On ne peut cependant que constater que tout cela ne tient pas qu’à la fiction, mais se retrouve dans les choix personnels de la vie réelle. C’est le cas avec Audrey Hepburn qui, toute la première partie de sa vie, jettera son dévolue sur des hommes qui ont plus de 10 ans qu’elle. Autre époque, autres mœurs et idéaux esthétiques !

Ce qui contribue à l’importance de ce film et à en rendre le visionnage assez troublant, c’est le tournant absolu qu’il a représenté, non pas tant pour la carrière (bien engagée) mais pour la vie privée d’Audrey Hepburn.

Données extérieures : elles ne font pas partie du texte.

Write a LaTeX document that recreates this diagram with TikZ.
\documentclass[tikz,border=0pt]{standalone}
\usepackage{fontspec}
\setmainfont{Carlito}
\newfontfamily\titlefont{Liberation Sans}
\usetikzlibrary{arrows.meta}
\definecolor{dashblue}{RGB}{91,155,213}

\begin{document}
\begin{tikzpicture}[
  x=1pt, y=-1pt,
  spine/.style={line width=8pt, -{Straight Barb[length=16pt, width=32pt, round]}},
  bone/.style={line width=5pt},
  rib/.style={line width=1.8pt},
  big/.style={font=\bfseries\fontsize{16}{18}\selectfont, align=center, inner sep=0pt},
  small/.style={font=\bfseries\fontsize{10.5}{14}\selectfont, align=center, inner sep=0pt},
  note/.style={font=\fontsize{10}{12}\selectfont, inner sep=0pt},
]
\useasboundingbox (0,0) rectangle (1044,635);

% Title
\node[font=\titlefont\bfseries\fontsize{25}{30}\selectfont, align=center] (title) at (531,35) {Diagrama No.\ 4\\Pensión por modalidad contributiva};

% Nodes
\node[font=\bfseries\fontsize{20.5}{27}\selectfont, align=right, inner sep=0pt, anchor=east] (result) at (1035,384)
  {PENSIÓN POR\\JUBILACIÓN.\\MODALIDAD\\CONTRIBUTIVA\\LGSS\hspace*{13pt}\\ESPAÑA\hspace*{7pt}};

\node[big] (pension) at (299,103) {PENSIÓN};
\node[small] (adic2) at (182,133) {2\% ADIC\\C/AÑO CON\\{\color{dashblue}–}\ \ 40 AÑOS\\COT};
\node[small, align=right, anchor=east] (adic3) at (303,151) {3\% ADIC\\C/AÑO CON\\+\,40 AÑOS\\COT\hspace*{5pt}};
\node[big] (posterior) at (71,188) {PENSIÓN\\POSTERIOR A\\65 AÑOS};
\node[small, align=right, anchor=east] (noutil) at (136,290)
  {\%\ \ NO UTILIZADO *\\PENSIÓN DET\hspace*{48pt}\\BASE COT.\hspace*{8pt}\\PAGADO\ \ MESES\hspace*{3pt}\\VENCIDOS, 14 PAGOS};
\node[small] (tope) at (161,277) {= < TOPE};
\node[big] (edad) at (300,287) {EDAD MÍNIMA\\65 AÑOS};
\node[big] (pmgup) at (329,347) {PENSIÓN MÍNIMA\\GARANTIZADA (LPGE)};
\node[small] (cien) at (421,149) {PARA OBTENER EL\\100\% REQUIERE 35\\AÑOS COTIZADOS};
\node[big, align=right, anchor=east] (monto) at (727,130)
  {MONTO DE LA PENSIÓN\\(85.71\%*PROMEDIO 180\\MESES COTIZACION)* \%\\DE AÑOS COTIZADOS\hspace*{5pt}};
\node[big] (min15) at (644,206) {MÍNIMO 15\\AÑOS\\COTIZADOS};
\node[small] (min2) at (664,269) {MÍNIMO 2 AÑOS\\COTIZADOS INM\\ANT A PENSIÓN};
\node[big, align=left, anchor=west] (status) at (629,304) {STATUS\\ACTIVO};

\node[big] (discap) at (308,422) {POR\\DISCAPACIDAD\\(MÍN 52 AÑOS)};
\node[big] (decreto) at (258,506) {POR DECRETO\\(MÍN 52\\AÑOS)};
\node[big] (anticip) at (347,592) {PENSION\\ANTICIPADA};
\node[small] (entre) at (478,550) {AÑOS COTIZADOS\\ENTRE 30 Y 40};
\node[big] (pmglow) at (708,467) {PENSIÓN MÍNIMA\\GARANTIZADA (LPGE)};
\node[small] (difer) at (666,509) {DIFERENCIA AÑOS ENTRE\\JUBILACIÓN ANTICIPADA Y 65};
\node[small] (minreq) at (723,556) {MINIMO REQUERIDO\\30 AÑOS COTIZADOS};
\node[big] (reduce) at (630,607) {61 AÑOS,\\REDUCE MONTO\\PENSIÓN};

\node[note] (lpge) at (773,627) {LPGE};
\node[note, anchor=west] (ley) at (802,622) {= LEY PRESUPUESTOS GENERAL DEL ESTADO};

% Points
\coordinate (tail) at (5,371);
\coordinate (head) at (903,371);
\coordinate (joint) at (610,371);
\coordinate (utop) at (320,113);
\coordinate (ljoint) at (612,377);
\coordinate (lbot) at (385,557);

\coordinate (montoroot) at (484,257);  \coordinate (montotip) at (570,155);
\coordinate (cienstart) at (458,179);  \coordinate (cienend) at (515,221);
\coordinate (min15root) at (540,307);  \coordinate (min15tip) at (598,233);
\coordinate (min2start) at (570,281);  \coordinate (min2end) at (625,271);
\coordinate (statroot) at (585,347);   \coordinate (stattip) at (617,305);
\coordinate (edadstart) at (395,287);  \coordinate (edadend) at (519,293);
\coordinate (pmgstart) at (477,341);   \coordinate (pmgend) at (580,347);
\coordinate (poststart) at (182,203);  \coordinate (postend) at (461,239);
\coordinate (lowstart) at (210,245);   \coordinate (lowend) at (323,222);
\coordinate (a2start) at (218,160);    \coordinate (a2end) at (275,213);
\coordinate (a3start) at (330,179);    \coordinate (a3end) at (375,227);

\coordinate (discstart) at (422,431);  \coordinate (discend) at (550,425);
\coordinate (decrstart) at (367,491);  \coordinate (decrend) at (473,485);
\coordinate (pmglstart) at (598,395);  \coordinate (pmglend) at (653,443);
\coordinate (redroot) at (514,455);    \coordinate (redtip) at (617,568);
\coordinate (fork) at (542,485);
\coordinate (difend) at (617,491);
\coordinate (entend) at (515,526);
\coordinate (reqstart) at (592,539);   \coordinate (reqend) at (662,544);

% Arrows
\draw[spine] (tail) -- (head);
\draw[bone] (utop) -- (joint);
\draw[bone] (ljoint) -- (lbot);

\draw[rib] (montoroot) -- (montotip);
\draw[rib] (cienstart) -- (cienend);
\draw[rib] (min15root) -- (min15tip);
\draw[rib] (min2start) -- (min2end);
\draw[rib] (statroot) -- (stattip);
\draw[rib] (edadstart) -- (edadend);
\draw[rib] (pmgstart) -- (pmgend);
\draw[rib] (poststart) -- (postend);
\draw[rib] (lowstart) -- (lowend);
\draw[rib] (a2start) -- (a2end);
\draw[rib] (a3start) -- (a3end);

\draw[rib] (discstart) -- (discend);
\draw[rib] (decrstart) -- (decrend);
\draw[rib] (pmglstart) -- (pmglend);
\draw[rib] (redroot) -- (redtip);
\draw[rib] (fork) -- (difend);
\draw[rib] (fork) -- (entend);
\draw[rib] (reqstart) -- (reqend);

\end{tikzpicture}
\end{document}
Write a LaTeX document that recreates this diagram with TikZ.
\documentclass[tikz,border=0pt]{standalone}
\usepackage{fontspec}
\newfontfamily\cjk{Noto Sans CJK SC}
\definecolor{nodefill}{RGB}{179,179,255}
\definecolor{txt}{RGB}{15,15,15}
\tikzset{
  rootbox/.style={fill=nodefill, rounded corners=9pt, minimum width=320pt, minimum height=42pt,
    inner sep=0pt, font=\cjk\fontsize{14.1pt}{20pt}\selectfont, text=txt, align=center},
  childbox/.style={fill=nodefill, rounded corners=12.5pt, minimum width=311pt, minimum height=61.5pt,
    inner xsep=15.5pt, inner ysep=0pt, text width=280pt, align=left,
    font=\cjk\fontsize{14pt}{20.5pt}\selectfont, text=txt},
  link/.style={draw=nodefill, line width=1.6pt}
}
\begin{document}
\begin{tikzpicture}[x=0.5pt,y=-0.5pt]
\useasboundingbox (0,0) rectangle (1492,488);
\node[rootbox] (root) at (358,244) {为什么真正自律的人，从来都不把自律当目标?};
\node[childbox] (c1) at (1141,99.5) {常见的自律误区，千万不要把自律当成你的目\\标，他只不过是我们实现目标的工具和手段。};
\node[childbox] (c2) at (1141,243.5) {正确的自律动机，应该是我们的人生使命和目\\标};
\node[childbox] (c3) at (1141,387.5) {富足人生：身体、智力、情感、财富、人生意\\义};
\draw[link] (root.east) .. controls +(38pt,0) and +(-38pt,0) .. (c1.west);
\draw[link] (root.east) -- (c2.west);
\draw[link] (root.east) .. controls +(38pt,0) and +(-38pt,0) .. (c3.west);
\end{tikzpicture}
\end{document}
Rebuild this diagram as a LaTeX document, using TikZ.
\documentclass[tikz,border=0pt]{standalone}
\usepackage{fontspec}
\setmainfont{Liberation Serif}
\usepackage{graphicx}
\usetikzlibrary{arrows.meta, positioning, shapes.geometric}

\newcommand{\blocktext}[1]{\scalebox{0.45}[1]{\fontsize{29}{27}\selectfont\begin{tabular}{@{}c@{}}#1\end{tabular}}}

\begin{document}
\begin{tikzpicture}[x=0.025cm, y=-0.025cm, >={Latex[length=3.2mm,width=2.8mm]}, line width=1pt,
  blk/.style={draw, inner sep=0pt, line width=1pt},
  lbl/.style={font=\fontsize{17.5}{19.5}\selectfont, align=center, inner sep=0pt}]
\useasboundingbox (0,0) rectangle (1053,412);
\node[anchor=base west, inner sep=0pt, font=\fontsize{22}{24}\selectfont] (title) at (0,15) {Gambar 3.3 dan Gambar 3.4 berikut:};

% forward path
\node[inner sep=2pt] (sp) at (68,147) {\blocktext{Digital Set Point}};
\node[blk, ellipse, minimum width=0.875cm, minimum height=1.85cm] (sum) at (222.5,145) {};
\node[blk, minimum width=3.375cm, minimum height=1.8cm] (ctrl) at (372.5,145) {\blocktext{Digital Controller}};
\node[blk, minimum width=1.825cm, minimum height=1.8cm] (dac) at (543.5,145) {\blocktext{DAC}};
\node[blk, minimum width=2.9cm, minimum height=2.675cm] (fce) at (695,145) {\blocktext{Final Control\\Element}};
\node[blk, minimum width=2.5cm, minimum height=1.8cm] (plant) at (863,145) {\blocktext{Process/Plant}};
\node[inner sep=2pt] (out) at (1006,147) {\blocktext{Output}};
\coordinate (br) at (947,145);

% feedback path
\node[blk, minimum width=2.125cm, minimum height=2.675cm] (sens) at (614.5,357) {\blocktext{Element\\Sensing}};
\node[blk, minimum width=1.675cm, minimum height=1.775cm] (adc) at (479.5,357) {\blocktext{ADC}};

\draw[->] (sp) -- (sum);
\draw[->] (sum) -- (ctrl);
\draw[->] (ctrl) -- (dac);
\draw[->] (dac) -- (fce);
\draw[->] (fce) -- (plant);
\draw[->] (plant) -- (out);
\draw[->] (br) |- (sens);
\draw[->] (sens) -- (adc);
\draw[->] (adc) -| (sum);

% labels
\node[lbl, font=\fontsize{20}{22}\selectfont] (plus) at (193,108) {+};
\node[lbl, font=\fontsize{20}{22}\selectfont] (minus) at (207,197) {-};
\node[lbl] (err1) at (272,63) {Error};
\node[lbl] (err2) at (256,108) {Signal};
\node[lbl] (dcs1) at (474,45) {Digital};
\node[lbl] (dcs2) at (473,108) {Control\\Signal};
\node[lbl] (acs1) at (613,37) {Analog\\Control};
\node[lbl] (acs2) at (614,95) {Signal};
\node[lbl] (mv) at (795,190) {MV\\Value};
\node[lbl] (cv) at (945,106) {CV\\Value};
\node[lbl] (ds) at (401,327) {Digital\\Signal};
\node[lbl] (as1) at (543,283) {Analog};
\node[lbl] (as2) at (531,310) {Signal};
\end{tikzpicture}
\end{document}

Nous sommes en 1953/1954, et l’avenir conjugal de la jeune actrice se joue. Et ce qui est vraiment perturbant, c’est qu’en voyant l’intrigue de Sabrina où l’héroïne hésite entre deux hommes et part finalement avec « celui qu’on n’attendait pas », on a comme une espèce d’écho très similaire à ce qui est en train de se jouer en coulisses. En effet, comme Sabrina qui est folle amoureuse de David à l’écran, à la vie Audrey est tombée folle amoureuse de William Holden (l’interprète de David), et réciproquement. Une passion adultère, puisque l’acteur était légèrement marié et père, et que sa femme s’était – à très juste titre – énormément inquiétée de sa collaboration avec la belle Audrey. L’actrice était considérée comme le cauchemar des épouses, tant son charme naturel, adorable et irrésistible faisait tomber les hommes comme des mouches sur son passage sans qu’elle ait à faire grand-chose.


Alors que leur passion monte en puissance, et qu’Audrey rêve déhà de mariage et surtout d’enfants (ne pouvant concevoir le couple et l’amour sans les joies de la maternité), c’est le drame. William Holden lui avoue qu’il est définitivement stérile depuis qu’il a fait une vasectomie (habile et diabolique précaution de sa femme ! Bien joué ! Toujours penser à faire stériliser son homme après la procréation et tant qu’on le tient !). Cet aveu est vécu comme une trahison par Audrey qui, malgré ses sentiments et ceux d’Holden, ne se voit absolument pas continuer cette relation « stérile ». C’est la rupture et le chagrin.

Mais Audrey n’est pas en peine de soupirants. Un grand acteur de l’époque, Mel Ferrer, lui avait été présenté, et ils avaient commencé à se fréquenter. Il est clairement moins beau que William Holden et ce n’est clairement pas la même passion, mais l’acteur gagne d’énormes points dans le fait qu’il est disponible (divorcé) et prêt à avoir d’autres enfants (car monsieur avait déjà plusieurs mariages et rejetons à son actif…). Le mariage a lieu peu de temps après. Ainsi, comme dans Sabrina, prise dans une sorte de triangle amoureux, Audrey aura finalement renoncé comme son héroïne au plus beau des deux, qui lui inspirait une passion si violente, pour finalement se tourner vers le candidat inattendu mais fiable (quoi que… dans le genre infidèle. Mais on va dire « fiable » sur un plan procréatif).


Tout en gardant toutes les réserves qui s’imposent pour moi devant le fait qu’il s’agit d’acteurs et d’actrices (donc jamais des gens extrêmement « nets » sur le plan des mœurs), je ne peux qu’être touché, attendri et séduit par une envie si profonde et viscéralement supérieure chez Audrey de devenir mère, quitte à renoncer à une passion. On a affaire à une « family woman » avant tout, et c’est une chose assez rare à Hollywood pour faire son effet. 

Indépendamment de ces éléments biographiques, tenant davantage des coulisses et du gossip, hors de ce tournant crucial qu’il représente dans la vie sentimentale de l’actrice et de l’écho que son intrigue en fait par une troublante coïncidence, le film pris en lui-même ne m’a qu’à moitié séduit et convaincu. C’est toujours un plaisir de voir un Billy Wilder, et celui-ci n’est pas des moindres, culte à bien des égards. Mais, en ce qui me concerne, il ne tient pas assez la longueur. Roman Holiday ne commence peut-être pas aussi fort, est peut-être plus candide et moins « mature », il n’atteint même peut-être pas les sommets de certaines scènes de Wilder, mais il a pour lui un peu plus de constance. Malgré ces réserves, je repars de « Sabrina » avec, une fois de plus, la sensation exquise d’avoir découvert une perle, un film glamour au possible dont je garderai un souvenir délicieux et très attendri, et que j’aurai sans doute plaisir à revoir.